Open level crossings barrier programme complete
Posted: 14 December 2015 | Katie Sadler, Digital Content Producer, Global Railway Review | 1 comment
A programme designed to fit more than 60 open level crossings with barriers is now complete, improving safety and reducing the risk of a road vehicle collision with a train. Network Rail has fitted 66 ‘open’ level crossings with a new modular barrier system to improve safety. The last of the open level crossings were […]
Dolau (Wales) level crossing. Previously open now fitted with barriers
A programme designed to fit more than 60 open level crossings with barriers is now complete, improving safety and reducing the risk of a road vehicle collision with a train.
Network Rail has fitted 66 ‘open’ level crossings with a new modular barrier system to improve safety. The last of the open level crossings were brought into use this month at Brewster Lane and Matt Pitts Lane in Skegness, Lincolnshire.
Following a fatal accident at Halkirk level crossing in Scotland in 2009, a Rail Accident Investigation Branch report identified automatic open level crossings (AOCL) as those with the highest risk of a collision on public roads, and Network Rail began work to find an innovative solution to upgrading those open crossings with the highest risk.
66 open level crossings fitted with a new modular barrier system
A programme was established enabling barriers to be retro-fitted to the existing signalling system instead of converting the conventional barrier design.

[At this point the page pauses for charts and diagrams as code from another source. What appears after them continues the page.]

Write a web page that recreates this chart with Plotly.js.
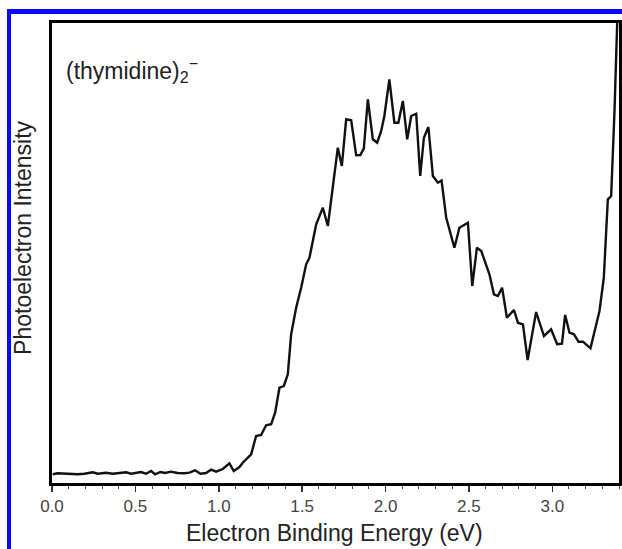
<!DOCTYPE html>
<html>
<head>
<meta charset="utf-8">
<script src="https://cdn.plot.ly/plotly-3.0.1.min.js"></script>
<style>
  html, body { margin: 0; padding: 0; background: #fff; }
  #wrap { position: relative; width: 622px; height: 549px; overflow: hidden; }
  #chart { position: absolute; left: 0; top: 0; width: 622px; height: 549px; }
  #frame { position: absolute; left: 7px; top: 9px; width: 700px; height: 700px;
           border-left: 4px solid #0a0aff; border-top: 5px solid #0a0aff; pointer-events: none; }
</style>
</head>
<body>
<div id="wrap">
  <div id="chart"></div>
  <div id="frame"></div>
</div>
<script>
// Electron binding energy (eV)
const energy = [
  0.004, 0.034, 0.094, 0.154, 0.194, 0.244, 0.274, 0.324, 0.364, 0.404,
  0.444, 0.474, 0.514, 0.534, 0.564, 0.594, 0.618, 0.650, 0.678, 0.714,
  0.754, 0.794, 0.824, 0.858, 0.890, 0.924, 0.954, 0.984, 1.024, 1.064,
  1.090, 1.124, 1.144, 1.194, 1.224, 1.254, 1.284, 1.314, 1.338, 1.364,
  1.390, 1.414, 1.434, 1.464, 1.494, 1.524, 1.544, 1.584, 1.624, 1.654,
  1.714, 1.738, 1.764, 1.794, 1.824, 1.849, 1.870, 1.894, 1.924, 1.950,
  1.974, 1.993, 2.023, 2.053, 2.077, 2.104, 2.130, 2.154, 2.184, 2.208,
  2.230, 2.257, 2.284, 2.314, 2.336, 2.364, 2.413, 2.443, 2.494, 2.520,
  2.548, 2.574, 2.623, 2.650, 2.674, 2.699, 2.728, 2.770, 2.794, 2.824,
  2.852, 2.903, 2.950, 2.993, 3.029, 3.058, 3.077, 3.103, 3.130, 3.157,
  3.184, 3.229, 3.283, 3.309, 3.333, 3.353, 3.373, 3.387, 3.395
];
// Photoelectron intensity (arbitrary units)
const intensity = [
  8.7, 9.7, 9.3, 8.7, 9.3, 10.7, 9.3, 10.3, 9.3, 10.0,
  10.7, 9.3, 10.0, 11.0, 9.3, 12.0, 8.7, 11.0, 10.0, 11.3,
  10.0, 9.7, 10.3, 12.7, 9.3, 10.0, 13.3, 11.3, 14.0, 19.7,
  12.0, 16.0, 20.3, 28.7, 47.0, 48.0, 57.7, 58.7, 70.3, 95.3,
  97.0, 108.7, 148.7, 175.3, 195.3, 218.7, 225.3, 258.7, 275.3, 257.0,
  335.3, 317.0, 363.7, 362.7, 327.7, 328.0, 334.7, 383.7, 343.7, 340.3,
  352.0, 367.0, 403.7, 360.3, 360.3, 382.0, 343.7, 367.0, 369.3, 307.0,
  345.3, 356.0, 307.0, 300.3, 302.5, 265.3, 235.3, 255.3, 260.3, 197.0,
  235.3, 232.0, 208.7, 188.7, 187.0, 195.3, 165.3, 173.0, 160.3, 158.7,
  123.0, 171.0, 147.0, 153.7, 138.7, 139.3, 168.0, 150.3, 148.7, 141.3,
  141.3, 134.7, 172.0, 205.3, 283.7, 287.0, 372.0, 460.3, 492.0
];
const xTickVals = [0, 0.5, 1.0, 1.5, 2.0, 2.5, 3.0];
const xTickText = ["0.0", "0.5", "1.0", "1.5", "2.0", "2.5", "3.0"];
const xTitle = 'Electron Binding Energy (eV)';
const yTitle = 'Photoelectron Intensity';
const label = '(thymidine)<sub>2</sub><sup>\u2212</sup>';

const trace = {
  x: energy, y: intensity, type: 'scatter', mode: 'lines',
  line: { color: '#111', width: 2.4 }, hoverinfo: 'skip'
};

const layout = {
  width: 622, height: 549,
  margin: { l: 52, r: 3, t: 23, b: 66 },
  paper_bgcolor: '#fff', plot_bgcolor: '#fff',
  showlegend: false,
  font: { family: 'Liberation Sans, Arial, sans-serif', color: '#222' },
  xaxis: {
    range: [0, 3.40], showgrid: false, zeroline: false,
    showline: true, linecolor: '#000', linewidth: 3, mirror: true,
    ticks: 'outside', ticklen: 6, tickwidth: 1.5, tickcolor: '#333',
    tickvals: xTickVals, ticktext: xTickText,
    tickfont: { size: 17, color: '#444' },
    minor: { dtick: 0.1, ticks: 'outside', ticklen: 3, tickwidth: 1, tickcolor: '#444', showgrid: false }
  },
  yaxis: {
    range: [0, 460], showgrid: false, zeroline: false,
    showline: true, linecolor: '#000', linewidth: 3, mirror: true,
    ticks: '', showticklabels: false
  },
  annotations: [
    { text: xTitle, xref: 'paper', yref: 'paper',
      x: 0.499, y: -0.109, xanchor: 'center', yanchor: 'middle',
      showarrow: false, font: { size: 23, color: '#222' } },
    { text: yTitle, xref: 'paper', yref: 'paper',
      x: -0.051, y: 0.533, xanchor: 'center', yanchor: 'middle', textangle: -90,
      showarrow: false, font: { size: 23, color: '#222' } },
    { text: label, xref: 'paper', yref: 'paper',
      x: 0.022, y: 0.898, xanchor: 'left', yanchor: 'middle',
      showarrow: false, font: { size: 23, color: '#222' } }
  ]
};

Plotly.newPlot('chart', [trace], layout, { staticPlot: true, displayModeBar: false });
</script>
</body>
</html>
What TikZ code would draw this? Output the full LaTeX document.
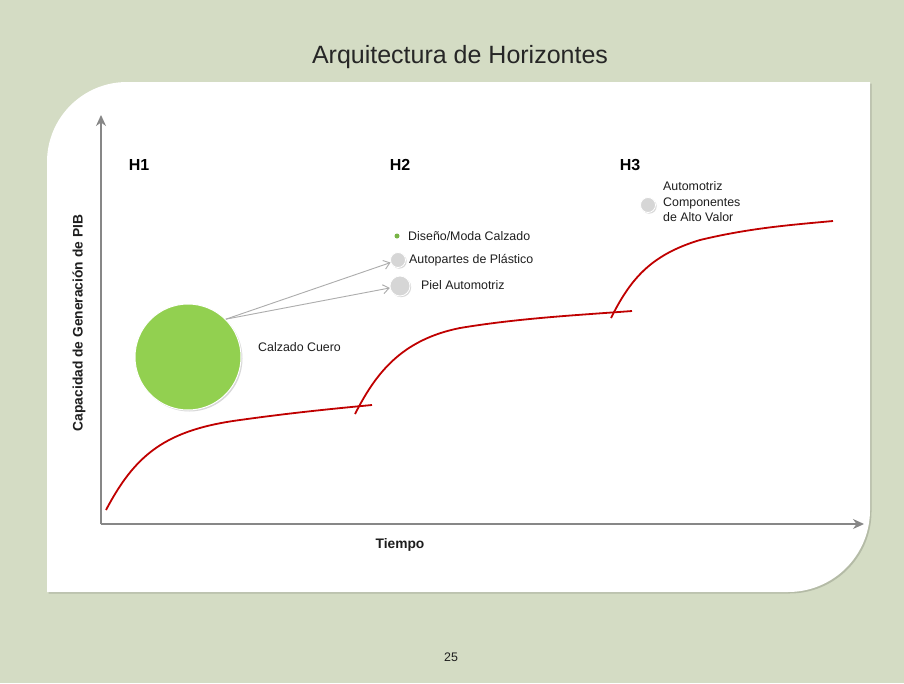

The first new barrier was fitted in 2012 at Ardrossan Harbour in North Ayrshire with 65 others installed at the highest risk AOCLs across Britain.
In addition, Network Rail is continuing to improve safety at level crossings including work to improve sighting at 1,100 crossings, fit 494 with brighter LED lights and incorporate 113 crossings with spoken audible warnings to announce when “another train is coming” after one train has passed through.
Graham Hopkins, Network Rail director of safety said: “If we can’t close a level crossing, we’ll look to make it safer. By finding a new, more cost-effective solution to upgrading open crossings with these add-on barriers, we’ve been able to make 66 level crossings significantly safer than they were before, and reduce the risk of any further tragic accidents like the one at Halkirk.
“We’re continuing to invest around £100m to improve safety at level crossings and have closed almost 1,000 since 2010 and upgraded and improved hundreds more as part of our Railway Upgrade Plan. We have the safest railway in Europe and there hasn’t been an accidental level crossing fatality on our railway since February 2015, the longest period since this programme began. However we cannot be complacent and will continue to work every day to improve safety at level crossings and keep people safe.”